▸ **Aim**
Reproduce exactly the lines below, from the first through the one containing "(tb) at (81,377);", and nothing more.

+++ Data extract

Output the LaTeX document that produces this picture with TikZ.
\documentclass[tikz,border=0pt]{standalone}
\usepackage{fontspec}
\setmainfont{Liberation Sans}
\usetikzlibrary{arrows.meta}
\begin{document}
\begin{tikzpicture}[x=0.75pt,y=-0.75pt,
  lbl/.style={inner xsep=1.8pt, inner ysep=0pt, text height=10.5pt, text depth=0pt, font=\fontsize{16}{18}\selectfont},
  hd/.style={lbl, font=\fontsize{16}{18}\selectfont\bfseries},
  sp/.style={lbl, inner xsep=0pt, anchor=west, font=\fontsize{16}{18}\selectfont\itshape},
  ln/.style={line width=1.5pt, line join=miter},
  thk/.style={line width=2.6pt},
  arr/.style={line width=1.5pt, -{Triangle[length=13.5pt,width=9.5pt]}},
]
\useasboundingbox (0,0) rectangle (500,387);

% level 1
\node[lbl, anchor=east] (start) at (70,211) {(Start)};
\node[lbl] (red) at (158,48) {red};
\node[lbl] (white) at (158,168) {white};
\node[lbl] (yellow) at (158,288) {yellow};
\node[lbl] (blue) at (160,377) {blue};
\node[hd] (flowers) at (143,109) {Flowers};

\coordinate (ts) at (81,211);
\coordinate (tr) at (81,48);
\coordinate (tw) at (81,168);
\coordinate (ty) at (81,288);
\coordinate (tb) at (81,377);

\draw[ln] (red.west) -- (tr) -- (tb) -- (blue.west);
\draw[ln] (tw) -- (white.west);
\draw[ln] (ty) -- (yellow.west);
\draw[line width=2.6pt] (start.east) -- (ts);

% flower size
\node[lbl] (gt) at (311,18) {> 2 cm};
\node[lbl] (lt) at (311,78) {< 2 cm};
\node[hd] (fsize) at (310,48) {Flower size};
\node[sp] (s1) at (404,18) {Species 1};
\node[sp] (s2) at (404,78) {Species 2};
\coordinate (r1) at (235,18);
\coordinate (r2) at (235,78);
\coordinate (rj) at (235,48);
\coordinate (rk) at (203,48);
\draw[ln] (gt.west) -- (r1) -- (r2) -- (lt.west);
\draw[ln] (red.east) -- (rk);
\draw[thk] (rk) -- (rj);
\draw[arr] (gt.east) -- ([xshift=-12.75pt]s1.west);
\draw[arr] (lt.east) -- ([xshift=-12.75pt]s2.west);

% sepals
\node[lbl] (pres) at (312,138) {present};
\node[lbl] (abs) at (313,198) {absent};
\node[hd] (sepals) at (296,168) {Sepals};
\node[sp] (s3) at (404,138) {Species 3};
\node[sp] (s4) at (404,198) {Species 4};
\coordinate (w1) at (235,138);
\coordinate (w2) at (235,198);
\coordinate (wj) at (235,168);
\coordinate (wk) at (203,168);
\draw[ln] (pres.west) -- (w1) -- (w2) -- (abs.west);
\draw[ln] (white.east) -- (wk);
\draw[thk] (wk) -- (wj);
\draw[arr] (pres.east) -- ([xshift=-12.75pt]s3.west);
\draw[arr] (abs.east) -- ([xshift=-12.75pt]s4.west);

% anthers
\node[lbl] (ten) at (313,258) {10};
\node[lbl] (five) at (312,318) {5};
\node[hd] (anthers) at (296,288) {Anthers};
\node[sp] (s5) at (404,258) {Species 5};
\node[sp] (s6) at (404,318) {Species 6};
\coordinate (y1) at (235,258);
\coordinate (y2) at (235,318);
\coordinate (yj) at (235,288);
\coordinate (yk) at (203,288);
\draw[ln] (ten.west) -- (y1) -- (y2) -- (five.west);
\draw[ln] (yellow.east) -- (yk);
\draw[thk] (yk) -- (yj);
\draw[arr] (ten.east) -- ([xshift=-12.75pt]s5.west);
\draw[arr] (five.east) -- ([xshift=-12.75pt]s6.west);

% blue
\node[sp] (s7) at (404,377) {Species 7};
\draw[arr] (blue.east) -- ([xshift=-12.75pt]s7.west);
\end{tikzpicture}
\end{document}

++++++

▸ **Solution to the problem**
Output the LaTeX document that produces this picture with TikZ.
\documentclass[tikz,border=0pt]{standalone}
\usepackage{fontspec}
\setmainfont{Liberation Sans}
\usetikzlibrary{arrows.meta}
\begin{document}
\begin{tikzpicture}[x=0.75pt,y=-0.75pt,
  lbl/.style={inner xsep=1.8pt, inner ysep=0pt, text height=10.5pt, text depth=0pt, font=\fontsize{16}{18}\selectfont},
  hd/.style={lbl, font=\fontsize{16}{18}\selectfont\bfseries},
  sp/.style={lbl, inner xsep=0pt, anchor=west, font=\fontsize{16}{18}\selectfont\itshape},
  ln/.style={line width=1.5pt, line join=miter},
  thk/.style={line width=2.6pt},
  arr/.style={line width=1.5pt, -{Triangle[length=13.5pt,width=9.5pt]}},
]
\useasboundingbox (0,0) rectangle (500,387);

% level 1
\node[lbl, anchor=east] (start) at (70,211) {(Start)};
\node[lbl] (red) at (158,48) {red};
\node[lbl] (white) at (158,168) {white};
\node[lbl] (yellow) at (158,288) {yellow};
\node[lbl] (blue) at (160,377) {blue};
\node[hd] (flowers) at (143,109) {Flowers};

\coordinate (ts) at (81,211);
\coordinate (tr) at (81,48);
\coordinate (tw) at (81,168);
\coordinate (ty) at (81,288);
\coordinate (tb) at (81,377);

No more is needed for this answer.